28 August 2009
28 August 2009
At the ninth-annual SPE Automotive Composites Conference & Exhibition (SPE ACCE), Deborah Mielewski, technical leader of Plastics Research, Research & Innovation Laboratory, Ford Motor Co. (Dearborn, Mich.), will open the conference with a lecture on advances in ecological materials.
The address, entitled Can you Be-Leaf It? Development & Implementation of Sustainable Materials for the Automotive Industry, will aim to cast some light upon developments in environmental technologies such as bio and natural-fibre composites and recycled polymers.
""Within Ford Motor Company's research lab, our plastics group has been focused on developing biomaterials for almost a decade - long before it was fashionable to be ‘green’,” says Mielewski. “Our group's efforts have been focused on soy-based polyurethane foams, natural-fibre reinforced composites, and polymer resins made from plant sources,” she adds.
“These [sustainable] technologies provide positive environmental impact by utilizing renewable resources, reducing CO2 emissions, by being entirely compostable, and - in some cases - reducing weight, which helps improve fuel economy,” concludes Mielewski.
During Mielewski’s lecture, she aims to discuss the technologies that Ford has developed and the challenges her team have overcome and aims they have struggled to achieve.
Dr.
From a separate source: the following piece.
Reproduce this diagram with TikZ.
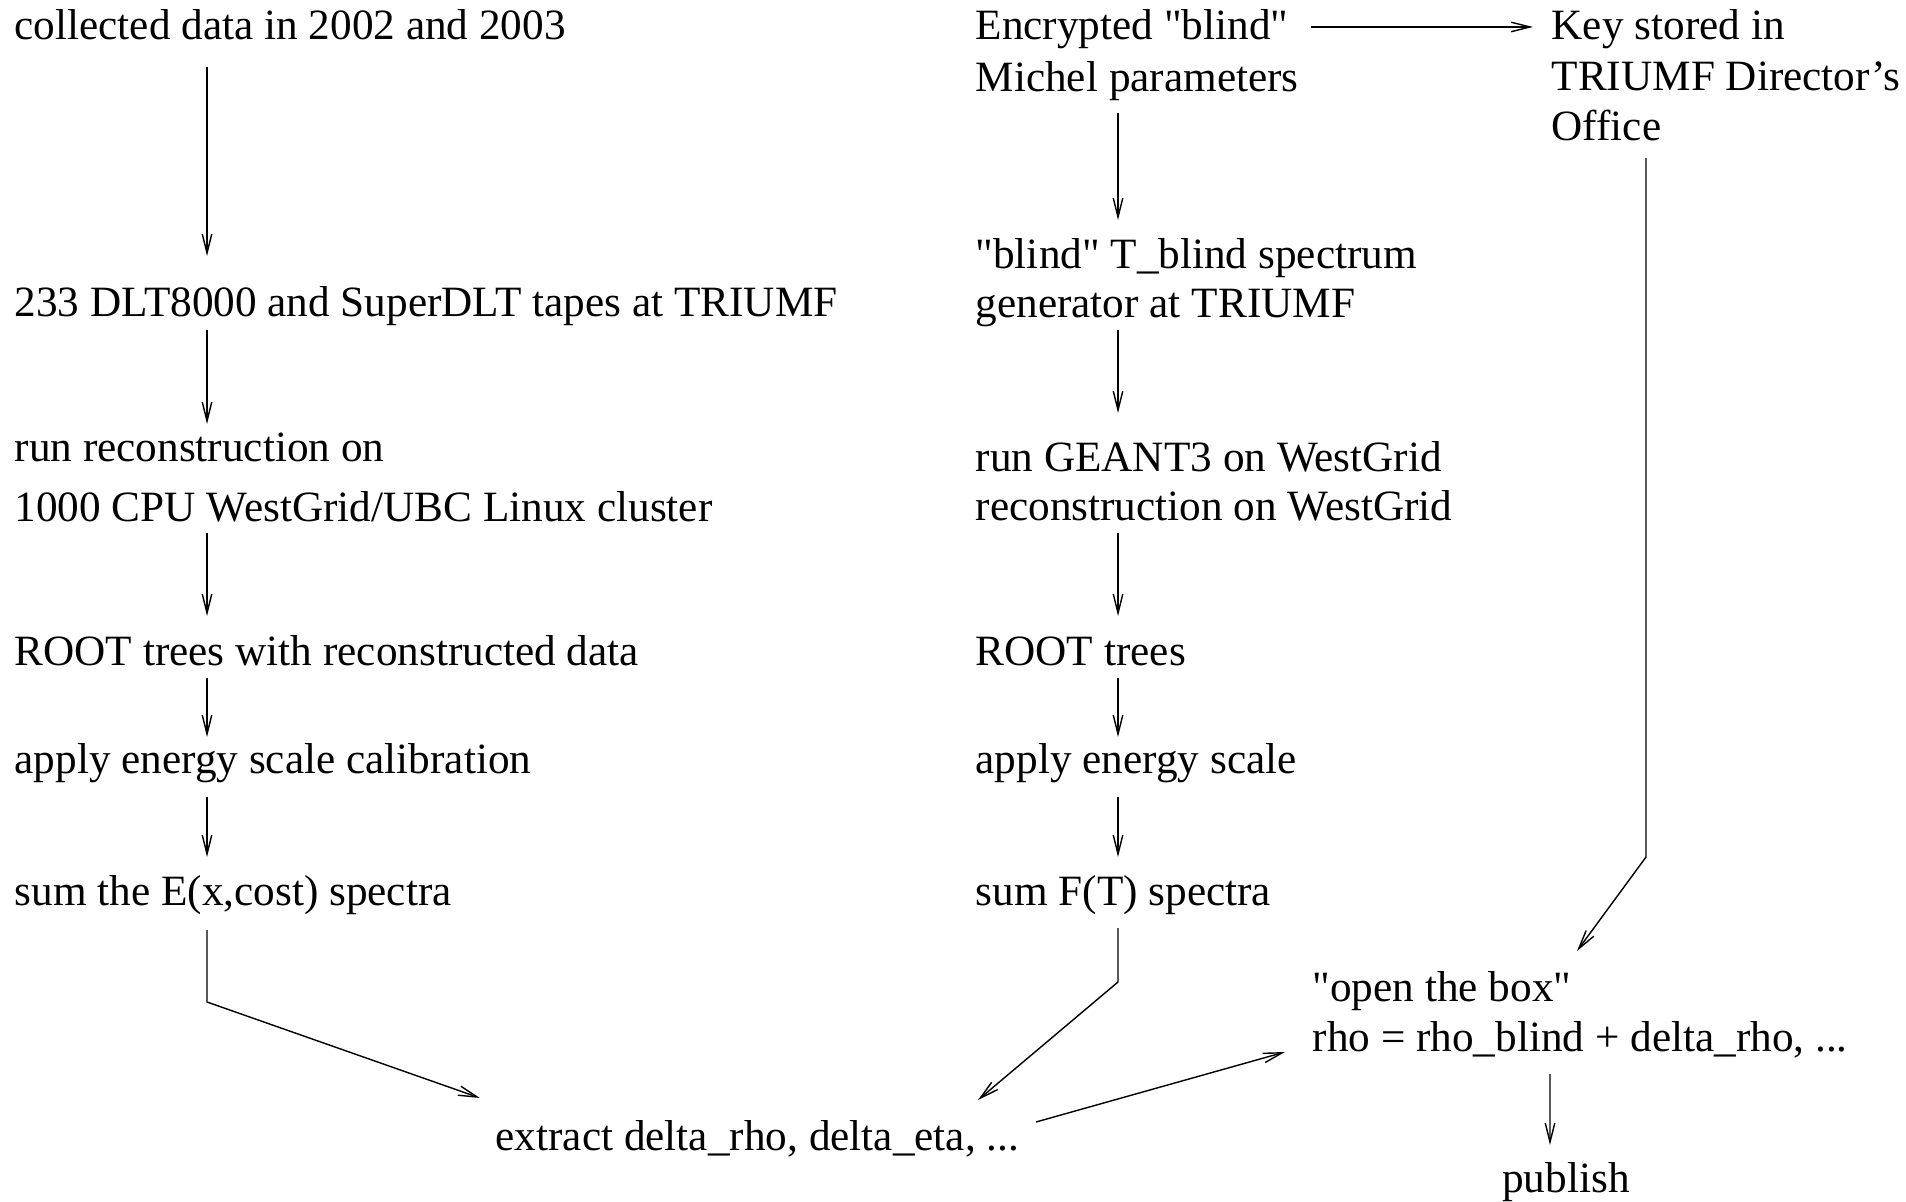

Mielewski, technical leader-Plastics Research at Ford’s Research and Innovation Center, has spent the past 22 years working for Ford in a variety of positions, ranging from automotive paints, to polymer processing, to materials development.
She initiated a biomaterials program at Ford Research in 2001, and her team demonstrated soy-based foam on a concept vehicle (Model U) at the January 2003 Detroit International Auto Show. Ford has since launched soy-based foam seating on the 2008MY Mustang sports car and six other models.
Mielewski’s group continues to research and develop sustainable materials that can meet stringent automotive requirements, including natural-fibre and soy-flour reinforcement for plastics, and compostable resins made from renewable feedstocks.